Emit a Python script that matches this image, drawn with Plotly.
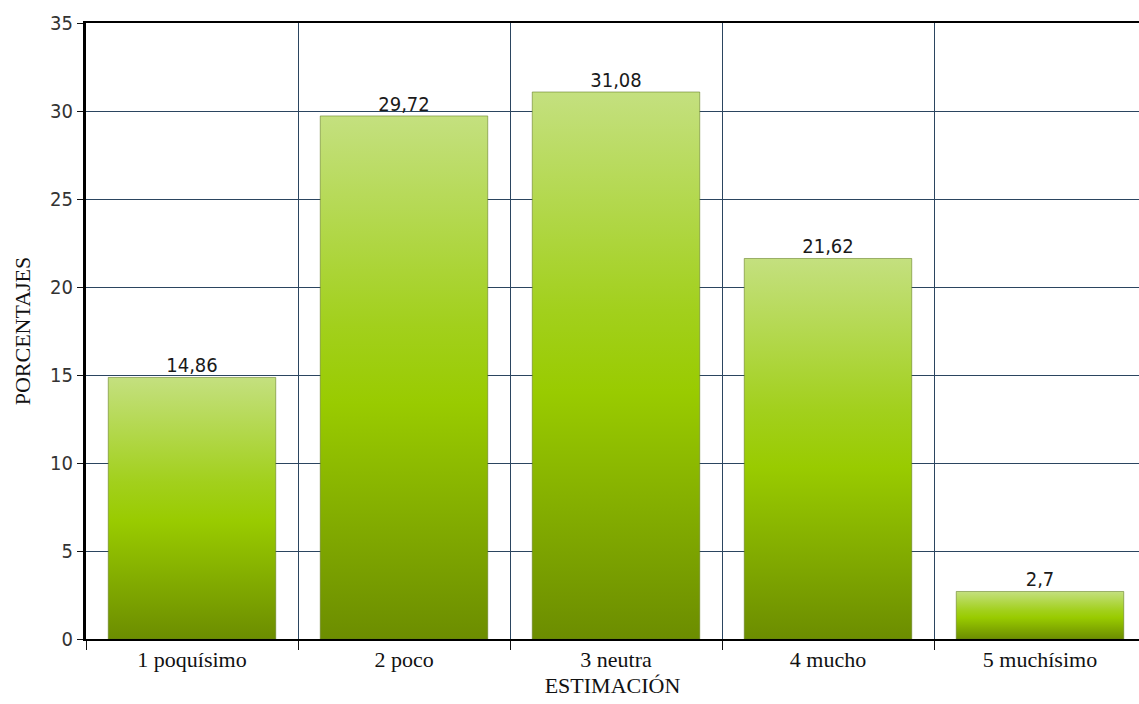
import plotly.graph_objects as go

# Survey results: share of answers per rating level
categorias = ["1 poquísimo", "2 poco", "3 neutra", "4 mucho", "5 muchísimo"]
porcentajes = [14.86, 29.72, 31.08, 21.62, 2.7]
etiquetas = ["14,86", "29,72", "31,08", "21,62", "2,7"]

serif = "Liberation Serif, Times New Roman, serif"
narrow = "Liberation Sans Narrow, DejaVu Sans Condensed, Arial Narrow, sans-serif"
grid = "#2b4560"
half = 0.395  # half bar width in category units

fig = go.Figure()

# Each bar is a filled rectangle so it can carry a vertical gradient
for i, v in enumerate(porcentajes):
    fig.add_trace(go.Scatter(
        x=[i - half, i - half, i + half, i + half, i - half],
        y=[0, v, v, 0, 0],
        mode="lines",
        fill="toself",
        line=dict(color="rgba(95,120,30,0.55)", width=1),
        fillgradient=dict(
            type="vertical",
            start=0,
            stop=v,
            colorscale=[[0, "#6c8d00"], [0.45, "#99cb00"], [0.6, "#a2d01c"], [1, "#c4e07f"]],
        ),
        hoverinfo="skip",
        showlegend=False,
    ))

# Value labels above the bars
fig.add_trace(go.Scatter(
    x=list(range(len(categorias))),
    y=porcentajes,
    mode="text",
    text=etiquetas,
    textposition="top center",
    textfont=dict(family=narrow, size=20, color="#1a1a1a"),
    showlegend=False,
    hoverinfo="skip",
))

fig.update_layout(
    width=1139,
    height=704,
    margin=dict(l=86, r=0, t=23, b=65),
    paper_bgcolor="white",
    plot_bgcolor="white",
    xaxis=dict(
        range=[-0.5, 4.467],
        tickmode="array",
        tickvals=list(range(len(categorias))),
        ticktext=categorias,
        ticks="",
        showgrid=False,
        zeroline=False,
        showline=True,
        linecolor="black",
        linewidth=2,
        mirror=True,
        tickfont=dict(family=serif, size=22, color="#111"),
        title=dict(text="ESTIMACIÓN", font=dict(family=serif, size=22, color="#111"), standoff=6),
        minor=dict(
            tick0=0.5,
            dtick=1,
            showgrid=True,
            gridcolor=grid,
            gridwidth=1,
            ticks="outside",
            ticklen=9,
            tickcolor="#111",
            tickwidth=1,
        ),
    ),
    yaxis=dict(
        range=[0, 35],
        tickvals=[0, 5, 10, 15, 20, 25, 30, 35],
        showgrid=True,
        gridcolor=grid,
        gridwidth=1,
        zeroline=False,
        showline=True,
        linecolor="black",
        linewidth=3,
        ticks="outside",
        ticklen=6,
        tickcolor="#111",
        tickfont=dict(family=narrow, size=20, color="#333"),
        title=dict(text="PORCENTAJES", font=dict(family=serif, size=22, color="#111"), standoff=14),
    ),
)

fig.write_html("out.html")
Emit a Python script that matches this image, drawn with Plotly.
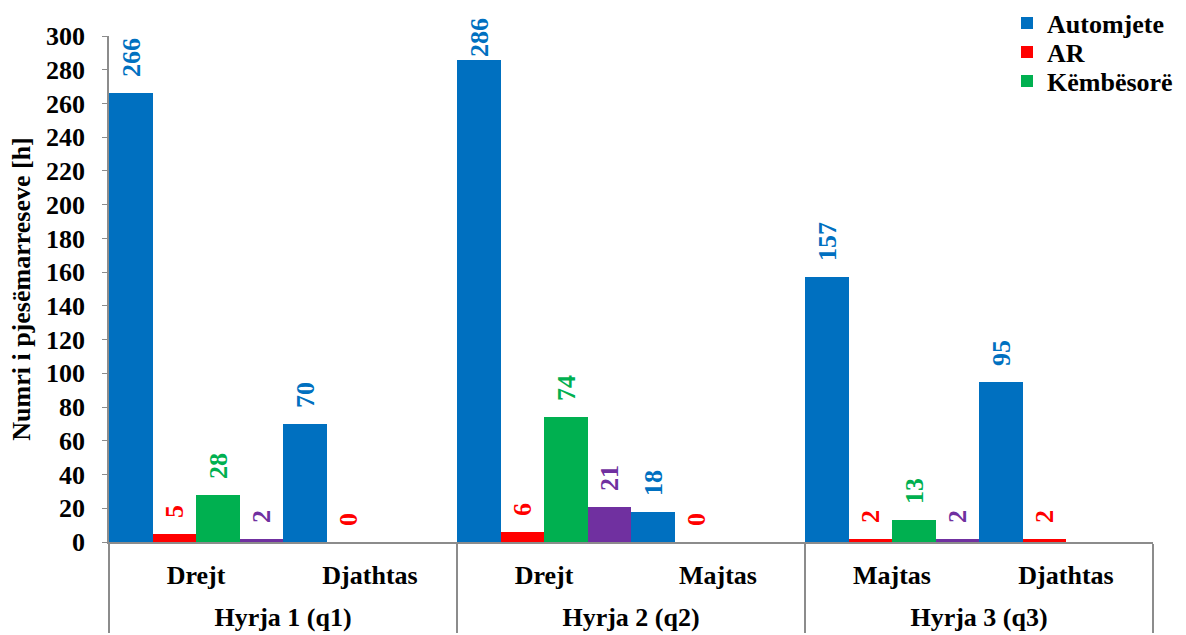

§ §

Give again, please, precisely the lines that begin the records and run through the line with "fig = go.Figure()" in it, keeping both end lines and dropping any pictures.

» **EXERCISE RESULT**:
Emit a Python script that matches this image, drawn with Plotly.
import plotly.graph_objects as go

# Survey results: share of answers per rating level
categorias = ["1 poquísimo", "2 poco", "3 neutra", "4 mucho", "5 muchísimo"]
porcentajes = [14.86, 29.72, 31.08, 21.62, 2.7]
etiquetas = ["14,86", "29,72", "31,08", "21,62", "2,7"]

serif = "Liberation Serif, Times New Roman, serif"
narrow = "Liberation Sans Narrow, DejaVu Sans Condensed, Arial Narrow, sans-serif"
grid = "#2b4560"
half = 0.395  # half bar width in category units

fig = go.Figure()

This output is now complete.